The exponentiated half logistic skew-t distribution with GARCH-type volatility models

Abstract

Most financial time series have non-normal features such as heavy tails, excess kurtosis and skewness. Financial asset returns volatility is also a significant measure in financial decisions, option pricing, risk management, and portfolio selection, so it is important to create vigorous driven conditional innovation density for GARCH-type volatility models for investigating volatility in financial time series. In this research, a new exponentiated half logistic skew-t (EHLST) innovation distribution for fitting generalized autoregressive conditional heteroskedasticity (GARCH)-type models is proposed.
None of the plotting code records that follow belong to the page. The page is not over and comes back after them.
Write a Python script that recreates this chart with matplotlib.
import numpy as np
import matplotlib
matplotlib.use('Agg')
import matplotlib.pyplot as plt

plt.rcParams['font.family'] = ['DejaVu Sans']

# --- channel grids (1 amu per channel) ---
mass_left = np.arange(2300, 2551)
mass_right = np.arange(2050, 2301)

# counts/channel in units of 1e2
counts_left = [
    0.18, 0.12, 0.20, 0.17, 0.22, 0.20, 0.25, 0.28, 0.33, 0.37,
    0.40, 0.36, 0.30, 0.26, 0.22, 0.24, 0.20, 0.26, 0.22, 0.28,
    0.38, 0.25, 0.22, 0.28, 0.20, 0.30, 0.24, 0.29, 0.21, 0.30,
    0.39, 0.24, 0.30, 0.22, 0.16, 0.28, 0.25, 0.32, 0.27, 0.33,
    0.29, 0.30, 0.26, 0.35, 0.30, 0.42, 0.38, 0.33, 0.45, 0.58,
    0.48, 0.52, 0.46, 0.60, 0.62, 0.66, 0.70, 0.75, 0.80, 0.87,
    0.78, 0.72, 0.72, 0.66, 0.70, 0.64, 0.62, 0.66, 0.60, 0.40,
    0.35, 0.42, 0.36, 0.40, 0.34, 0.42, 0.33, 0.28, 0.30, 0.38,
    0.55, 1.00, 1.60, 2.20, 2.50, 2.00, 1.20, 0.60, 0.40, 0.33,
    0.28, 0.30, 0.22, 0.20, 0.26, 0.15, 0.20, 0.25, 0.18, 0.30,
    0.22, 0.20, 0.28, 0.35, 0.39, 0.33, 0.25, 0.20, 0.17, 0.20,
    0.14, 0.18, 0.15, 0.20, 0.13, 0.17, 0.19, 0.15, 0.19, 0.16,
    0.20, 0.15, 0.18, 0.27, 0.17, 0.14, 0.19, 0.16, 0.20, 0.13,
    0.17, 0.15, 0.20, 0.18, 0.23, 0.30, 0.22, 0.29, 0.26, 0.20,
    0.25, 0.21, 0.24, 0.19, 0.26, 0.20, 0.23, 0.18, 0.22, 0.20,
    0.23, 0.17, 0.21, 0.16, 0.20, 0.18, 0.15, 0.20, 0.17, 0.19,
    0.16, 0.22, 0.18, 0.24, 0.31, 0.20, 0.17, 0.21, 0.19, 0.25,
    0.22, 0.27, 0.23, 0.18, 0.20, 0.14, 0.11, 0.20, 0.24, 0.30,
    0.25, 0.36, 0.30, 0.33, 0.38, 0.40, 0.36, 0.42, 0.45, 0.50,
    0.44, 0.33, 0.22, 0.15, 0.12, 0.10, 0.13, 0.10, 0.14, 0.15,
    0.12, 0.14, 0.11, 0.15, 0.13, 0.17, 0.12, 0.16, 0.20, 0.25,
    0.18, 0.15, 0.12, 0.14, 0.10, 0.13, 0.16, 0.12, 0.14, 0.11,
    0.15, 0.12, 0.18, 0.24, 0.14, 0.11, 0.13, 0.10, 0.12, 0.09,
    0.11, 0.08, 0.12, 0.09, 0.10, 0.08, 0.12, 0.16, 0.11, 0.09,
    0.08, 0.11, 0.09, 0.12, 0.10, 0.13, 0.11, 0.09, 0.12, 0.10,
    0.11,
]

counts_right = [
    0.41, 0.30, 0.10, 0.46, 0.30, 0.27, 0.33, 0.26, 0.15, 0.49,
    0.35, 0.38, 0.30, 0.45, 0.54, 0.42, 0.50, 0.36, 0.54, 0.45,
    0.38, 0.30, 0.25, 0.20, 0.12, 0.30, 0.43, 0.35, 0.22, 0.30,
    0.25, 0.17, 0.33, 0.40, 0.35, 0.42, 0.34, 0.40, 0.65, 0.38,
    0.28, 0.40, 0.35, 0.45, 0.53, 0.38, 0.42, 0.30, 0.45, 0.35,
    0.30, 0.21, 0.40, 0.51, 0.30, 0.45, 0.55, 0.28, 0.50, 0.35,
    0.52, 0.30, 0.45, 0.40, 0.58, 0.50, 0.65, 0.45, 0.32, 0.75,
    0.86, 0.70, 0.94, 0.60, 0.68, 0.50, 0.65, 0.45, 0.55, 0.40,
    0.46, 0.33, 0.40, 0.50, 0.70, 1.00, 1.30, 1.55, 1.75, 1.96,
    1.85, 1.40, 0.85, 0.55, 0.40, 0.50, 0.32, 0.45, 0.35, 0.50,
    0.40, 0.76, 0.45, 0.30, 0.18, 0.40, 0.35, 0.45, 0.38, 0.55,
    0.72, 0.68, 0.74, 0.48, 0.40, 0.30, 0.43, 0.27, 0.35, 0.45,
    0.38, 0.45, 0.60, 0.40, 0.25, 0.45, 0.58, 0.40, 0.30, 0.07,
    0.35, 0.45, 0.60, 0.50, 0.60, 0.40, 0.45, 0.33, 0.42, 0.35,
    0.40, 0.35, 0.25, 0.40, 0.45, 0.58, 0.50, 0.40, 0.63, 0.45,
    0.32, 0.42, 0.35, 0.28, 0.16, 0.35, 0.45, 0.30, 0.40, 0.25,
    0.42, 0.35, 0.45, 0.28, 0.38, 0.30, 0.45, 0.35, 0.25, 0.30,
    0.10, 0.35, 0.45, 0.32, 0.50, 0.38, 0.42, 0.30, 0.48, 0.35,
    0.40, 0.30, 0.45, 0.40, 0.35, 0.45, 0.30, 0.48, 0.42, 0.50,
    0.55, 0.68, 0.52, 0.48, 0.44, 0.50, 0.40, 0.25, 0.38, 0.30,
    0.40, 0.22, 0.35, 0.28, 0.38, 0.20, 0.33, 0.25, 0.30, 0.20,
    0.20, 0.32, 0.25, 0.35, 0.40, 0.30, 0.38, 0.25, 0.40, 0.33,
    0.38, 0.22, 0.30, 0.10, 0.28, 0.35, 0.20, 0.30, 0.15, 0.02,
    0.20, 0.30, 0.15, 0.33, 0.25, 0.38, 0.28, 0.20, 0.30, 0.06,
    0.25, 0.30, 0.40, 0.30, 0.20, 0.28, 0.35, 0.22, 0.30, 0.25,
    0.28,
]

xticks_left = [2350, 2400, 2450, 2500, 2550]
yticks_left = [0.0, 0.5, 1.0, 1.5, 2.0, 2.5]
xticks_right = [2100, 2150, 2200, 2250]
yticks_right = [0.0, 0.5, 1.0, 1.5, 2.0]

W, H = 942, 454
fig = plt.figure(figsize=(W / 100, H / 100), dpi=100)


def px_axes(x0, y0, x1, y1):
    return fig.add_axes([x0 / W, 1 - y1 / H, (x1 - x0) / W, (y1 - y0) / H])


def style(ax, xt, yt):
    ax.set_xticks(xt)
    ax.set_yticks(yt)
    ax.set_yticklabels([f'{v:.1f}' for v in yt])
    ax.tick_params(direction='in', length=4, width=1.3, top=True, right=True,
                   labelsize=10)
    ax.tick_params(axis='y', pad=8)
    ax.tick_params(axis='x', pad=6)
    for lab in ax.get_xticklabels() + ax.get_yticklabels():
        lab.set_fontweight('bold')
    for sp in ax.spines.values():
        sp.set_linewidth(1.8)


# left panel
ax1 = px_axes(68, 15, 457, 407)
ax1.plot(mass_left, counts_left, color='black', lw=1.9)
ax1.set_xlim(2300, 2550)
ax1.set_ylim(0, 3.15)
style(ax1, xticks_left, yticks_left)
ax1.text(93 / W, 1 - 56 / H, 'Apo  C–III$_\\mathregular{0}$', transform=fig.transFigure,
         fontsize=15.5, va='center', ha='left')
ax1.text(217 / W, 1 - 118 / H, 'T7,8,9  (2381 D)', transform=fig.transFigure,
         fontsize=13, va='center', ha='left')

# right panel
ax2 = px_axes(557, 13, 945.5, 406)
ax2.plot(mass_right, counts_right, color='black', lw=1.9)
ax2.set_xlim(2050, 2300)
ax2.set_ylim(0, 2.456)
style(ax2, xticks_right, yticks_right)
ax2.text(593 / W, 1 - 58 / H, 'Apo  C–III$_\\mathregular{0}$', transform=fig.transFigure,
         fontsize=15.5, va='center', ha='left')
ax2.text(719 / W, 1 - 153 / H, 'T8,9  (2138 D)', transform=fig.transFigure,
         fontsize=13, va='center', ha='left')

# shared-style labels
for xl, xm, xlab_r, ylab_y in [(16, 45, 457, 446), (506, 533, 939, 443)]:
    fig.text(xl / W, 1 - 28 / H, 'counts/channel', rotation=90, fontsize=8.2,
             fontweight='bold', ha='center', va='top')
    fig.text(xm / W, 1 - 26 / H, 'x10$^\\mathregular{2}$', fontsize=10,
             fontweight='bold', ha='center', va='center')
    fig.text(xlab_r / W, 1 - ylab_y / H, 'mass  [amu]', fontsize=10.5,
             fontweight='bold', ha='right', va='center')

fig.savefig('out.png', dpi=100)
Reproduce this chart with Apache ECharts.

Structural properties of the proposed distribution such as density and distribution functions, quantile function and raw moments were derived. The maximum likelihood estimation criterion discussed is to estimate the parameters of the proposed distribution via a simulation study and real-life dataset. Application on Bitcoin digital-currency price index log-returns was carried-out to inspect the performance of the GARCH-type models with EHLST innovation density relative to five innovation densities in volatility modeling. The research results showed that the GARCH-EHLST model was selected as the best for the BTC log-returns conditional variance. More so, three forecasts performance measures were used to compare the out-of-sample performance of the models, and the GARCH-EHLST model outperformed the other models in terms of superior volatility predictive capability.